-------- Dataset section --------

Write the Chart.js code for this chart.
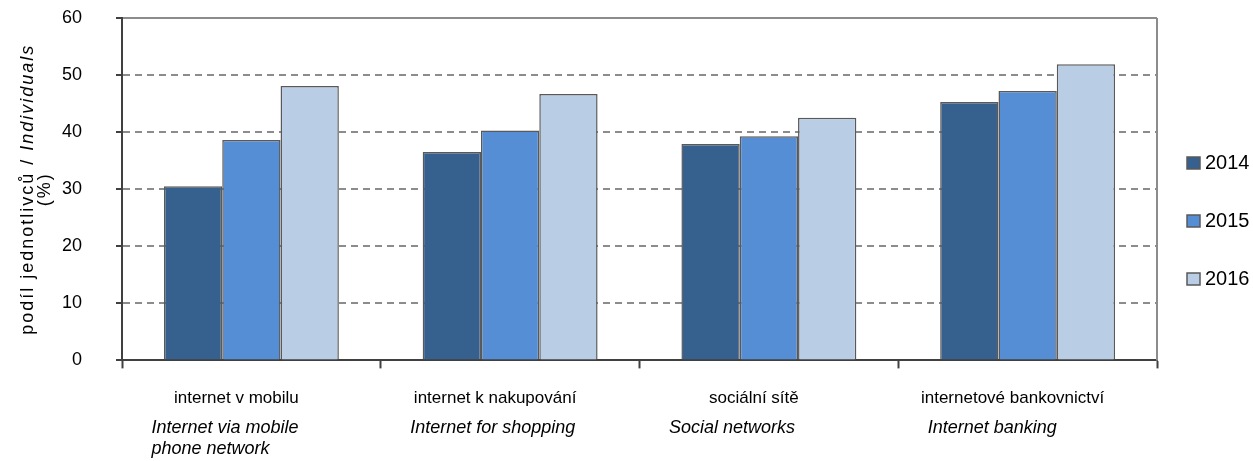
<!DOCTYPE html>
<html>
<head>
<meta charset="utf-8">
<script src="https://cdn.jsdelivr.net/npm/chart.js@4/dist/chart.umd.min.js"></script>
<style>
  body { margin: 0; background: #fff; }
</style>
</head>
<body>
<canvas id="canvasUsage" width="1253" height="461"></canvas>
<script>
"use strict";

var categories = ['internet v mobilu', 'internet k nakupování', 'sociální sítě', 'internetové bankovnictví'];
var categoriesEn = [['Internet via mobile', 'phone network'], ['Internet for shopping'], ['Social networks'], ['Internet banking']];
var years = ['2014', '2015', '2016'];
var values2014 = [30.5, 36.5, 37.9, 45.3];
var values2015 = [38.6, 40.3, 39.3, 47.2];
var values2016 = [48.1, 46.7, 42.5, 51.9];
var yTicks = [0, 10, 20, 30, 40, 50, 60];

var fontName = '"Liberation Sans", Arial, sans-serif';
var barColors = ['#36608e', '#558ed5', '#b9cde5'];

function $each(list, fn) {
    for (var i = 0; i < list.length; i++) fn(i, list[i]);
}

// draws the two-style category labels, the y axis title and the legend
var labelsPlugin = {
    id: 'labelsPlugin',
    afterDraw: function (chart) {
        var ctx = chart.ctx;
        var area = chart.chartArea;
        var xScale = chart.scales.x;

        ctx.save();
        // right border of the plot
        ctx.strokeStyle = '#8c8c8c';
        ctx.lineWidth = 2;
        ctx.beginPath();
        ctx.moveTo(area.right, area.top);
        ctx.lineTo(area.right, area.bottom);
        ctx.stroke();

        ctx.fillStyle = '#000';
        ctx.textBaseline = 'middle';
        $each(categories, function (i, name) {
            var x = xScale.getPixelForValue(i);
            ctx.font = '17px ' + fontName;
            ctx.textAlign = 'center';
            ctx.fillText(name, x - 15, area.bottom + 38);
            ctx.font = 'italic 18px ' + fontName;
            ctx.textAlign = 'left';
            $each(categoriesEn[i], function (j, line) {
                ctx.fillText(line, x - 100, area.bottom + 68 + j * 21);
            });
        });

        // legend
        ctx.font = '20px ' + fontName;
        ctx.textAlign = 'left';
        $each(chart.data.datasets, function (i, ds) {
            var y = area.top + 145 + i * 58;
            var bx = area.right + 30;
            ctx.fillStyle = ds.backgroundColor;
            ctx.fillRect(bx, y - 6, 13, 12);
            ctx.strokeStyle = ds.borderColor;
            ctx.lineWidth = 1.5;
            ctx.strokeRect(bx, y - 6, 13, 12);
            ctx.fillStyle = '#000';
            ctx.fillText(ds.label, bx + 18, y);
        });

        // y axis title, rotated
        var cy = (area.top + area.bottom) / 2;
        ctx.translate(area.left - 94, cy);
        ctx.rotate(-Math.PI / 2);
        ctx.letterSpacing = '2px';
        ctx.textAlign = 'left';
        var part1 = 'podíl jednotlivců / ';
        var part2 = 'Individuals';
        ctx.font = '18px ' + fontName;
        var w1 = ctx.measureText(part1).width;
        ctx.font = 'italic 18px ' + fontName;
        var w2 = ctx.measureText(part2).width;
        var start = -(w1 + w2) / 2;
        ctx.font = '18px ' + fontName;
        ctx.fillText(part1, start, 0);
        ctx.font = 'italic 18px ' + fontName;
        ctx.fillText(part2, start + w1, 0);
        ctx.font = '18px ' + fontName;
        ctx.textAlign = 'center';
        ctx.fillText('(%)', 0, 17);
        ctx.restore();
    }
};

var seriesValues = [values2014, values2015, values2016];
var datasets = [];
$each(years, function (i, year) {
    datasets.push({
        label: year,
        data: seriesValues[i],
        backgroundColor: barColors[i],
        borderColor: '#595959',
        borderWidth: 1.5,
        categoryPercentage: 0.676,
        barPercentage: 1
    });
});

const context = document.getElementById('canvasUsage');
const usageChart = new Chart(context, {
    type: 'bar',
    data: {
        labels: categories,
        datasets: datasets
    },
    options: {
        responsive: false,
        animation: false,
        layout: { padding: { left: 28, top: 18, right: 96, bottom: 37 } },
        plugins: {
            legend: { display: false },
            tooltip: { enabled: false }
        },
        scales: {
            x: {
                grid: {
                    drawOnChartArea: false,
                    tickLength: 8,
                    tickColor: '#404040',
                    tickWidth: 2
                },
                border: { color: '#404040', width: 2 },
                ticks: { display: false },
                title: {
                    display: true,
                    text: ' ',
                    font: { family: fontName, size: 18 },
                    padding: { top: 0, bottom: 34 }
                }
            },
            y: {
                min: 0,
                max: 60,
                afterBuildTicks: function (scale) {
                    scale.ticks = yTicks.map(function (v) { return { value: v }; });
                },
                afterFit: function (scale) {
                    scale.paddingTop = 0;
                    scale.paddingBottom = 0;
                },
                grid: {
                    color: function (c) { return c.tick && c.tick.value === 0 ? 'transparent' : '#8c8c8c'; },
                    lineWidth: 2,
                    tickLength: 6,
                    tickColor: '#404040',
                    tickWidth: 2
                },
                border: {
                    color: '#404040',
                    width: 2,
                    dash: function (c) { return c.tick && c.tick.value === 60 ? [] : [7, 5]; }
                },
                ticks: {
                    color: '#000',
                    padding: 34,
                    font: { family: fontName, size: 18 }
                }
            }
        }
    },
    plugins: [labelsPlugin]
});
</script>
</body>
</html>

--------

**Required work:** Output the data exactly. Pictures don't belong in the result.

**Answer for the task:**
Write the Chart.js code for this chart.
<!DOCTYPE html>
<html>
<head>
<meta charset="utf-8">
<script src="https://cdn.jsdelivr.net/npm/chart.js@4/dist/chart.umd.min.js"></script>
<style>
  body { margin: 0; background: #fff; }
</style>
</head>
<body>
<canvas id="canvasUsage" width="1253" height="461"></canvas>
<script>
"use strict";

var categories = ['internet v mobilu', 'internet k nakupování', 'sociální sítě', 'internetové bankovnictví'];
var categoriesEn = [['Internet via mobile', 'phone network'], ['Internet for shopping'], ['Social networks'], ['Internet banking']];
var years = ['2014', '2015', '2016'];
var values2014 = [30.5, 36.5, 37.9, 45.3];
var values2015 = [38.6, 40.3, 39.3, 47.2];
var values2016 = [48.1, 46.7, 42.5, 51.9];
var yTicks = [0, 10, 20, 30, 40, 50, 60];

var fontName = '"Liberation Sans", Arial, sans-serif';
var barColors = ['#36608e', '#558ed5', '#b9cde5'];

function $each(list, fn) {
    for (var i = 0; i < list.length; i++) fn(i, list[i]);
}

// draws the two-style category labels, the y axis title and the legend
var labelsPlugin = {
    id: 'labelsPlugin',
    afterDraw: function (chart) {
        var ctx = chart.ctx;
        var area = chart.chartArea;
        var xScale = chart.scales.x;

        ctx.save();
        // right border of the plot
        ctx.strokeStyle = '#8c8c8c';
        ctx.lineWidth = 2;
        ctx.beginPath();
        ctx.moveTo(area.right, area.top);
        ctx.lineTo(area.right, area.bottom);
        ctx.stroke();

        ctx.fillStyle = '#000';
        ctx.textBaseline = 'middle';
        $each(categories, function (i, name) {
            var x = xScale.getPixelForValue(i);
            ctx.font = '17px ' + fontName;
            ctx.textAlign = 'center';
            ctx.fillText(name, x - 15, area.bottom + 38);
            ctx.font = 'italic 18px ' + fontName;
            ctx.textAlign = 'left';
            $each(categoriesEn[i], function (j, line) {
                ctx.fillText(line, x - 100, area.bottom + 68 + j * 21);
            });
        });

        // legend
        ctx.font = '20px ' + fontName;
        ctx.textAlign = 'left';
        $each(chart.data.datasets, function (i, ds) {
            var y = area.top + 145 + i * 58;
            var bx = area.right + 30;
            ctx.fillStyle = ds.backgroundColor;
            ctx.fillRect(bx, y - 6, 13, 12);
            ctx.strokeStyle = ds.borderColor;
            ctx.lineWidth = 1.5;
            ctx.strokeRect(bx, y - 6, 13, 12);
            ctx.fillStyle = '#000';
            ctx.fillText(ds.label, bx + 18, y);
        });

        // y axis title, rotated
        var cy = (area.top + area.bottom) / 2;
        ctx.translate(area.left - 94, cy);
        ctx.rotate(-Math.PI / 2);
        ctx.letterSpacing = '2px';
        ctx.textAlign = 'left';
        var part1 = 'podíl jednotlivců / ';
        var part2 = 'Individuals';
        ctx.font = '18px ' + fontName;
        var w1 = ctx.measureText(part1).width;
        ctx.font = 'italic 18px ' + fontName;
        var w2 = ctx.measureText(part2).width;
        var start = -(w1 + w2) / 2;
        ctx.font = '18px ' + fontName;
        ctx.fillText(part1, start, 0);
        ctx.font = 'italic 18px ' + fontName;
        ctx.fillText(part2, start + w1, 0);
        ctx.font = '18px ' + fontName;
        ctx.textAlign = 'center';
        ctx.fillText('(%)', 0, 17);
        ctx.restore();
    }
};

var seriesValues = [values2014, values2015, values2016];
var datasets = [];
$each(years, function (i, year) {
    datasets.push({
        label: year,
        data: seriesValues[i],
        backgroundColor: barColors[i],
        borderColor: '#595959',
        borderWidth: 1.5,
        categoryPercentage: 0.676,
        barPercentage: 1
    });
});

const context = document.getElementById('canvasUsage');
const usageChart = new Chart(context, {
    type: 'bar',
    data: {
        labels: categories,
        datasets: datasets
    },
    options: {
        responsive: false,
        animation: false,
        layout: { padding: { left: 28, top: 18, right: 96, bottom: 37 } },
        plugins: {
            legend: { display: false },
            tooltip: { enabled: false }
        },
        scales: {
            x: {
                grid: {
                    drawOnChartArea: false,
                    tickLength: 8,
                    tickColor: '#404040',
                    tickWidth: 2
                },
                border: { color: '#404040', width: 2 },
                ticks: { display: false },
                title: {
                    display: true,
                    text: ' ',
                    font: { family: fontName, size: 18 },
                    padding: { top: 0, bottom: 34 }
                }
            },
            y: {
                min: 0,
                max: 60,
                afterBuildTicks: function (scale) {
                    scale.ticks = yTicks.map(function (v) { return { value: v }; });
                },
                afterFit: function (scale) {
                    scale.paddingTop = 0;
                    scale.paddingBottom = 0;
                },
                grid: {
                    color: function (c) { return c.tick && c.tick.value === 0 ? 'transparent' : '#8c8c8c'; },
                    lineWidth: 2,
                    tickLength: 6,
                    tickColor: '#404040',
                    tickWidth: 2
                },
                border: {
                    color: '#404040',
                    width: 2,
                    dash: function (c) { return c.tick && c.tick.value === 60 ? [] : [7, 5]; }
                },
                ticks: {
                    color: '#000',
                    padding: 34,
                    font: { family: fontName, size: 18 }
                }
            }
        }
    },
    plugins: [labelsPlugin]
});
</script>
</body>
</html>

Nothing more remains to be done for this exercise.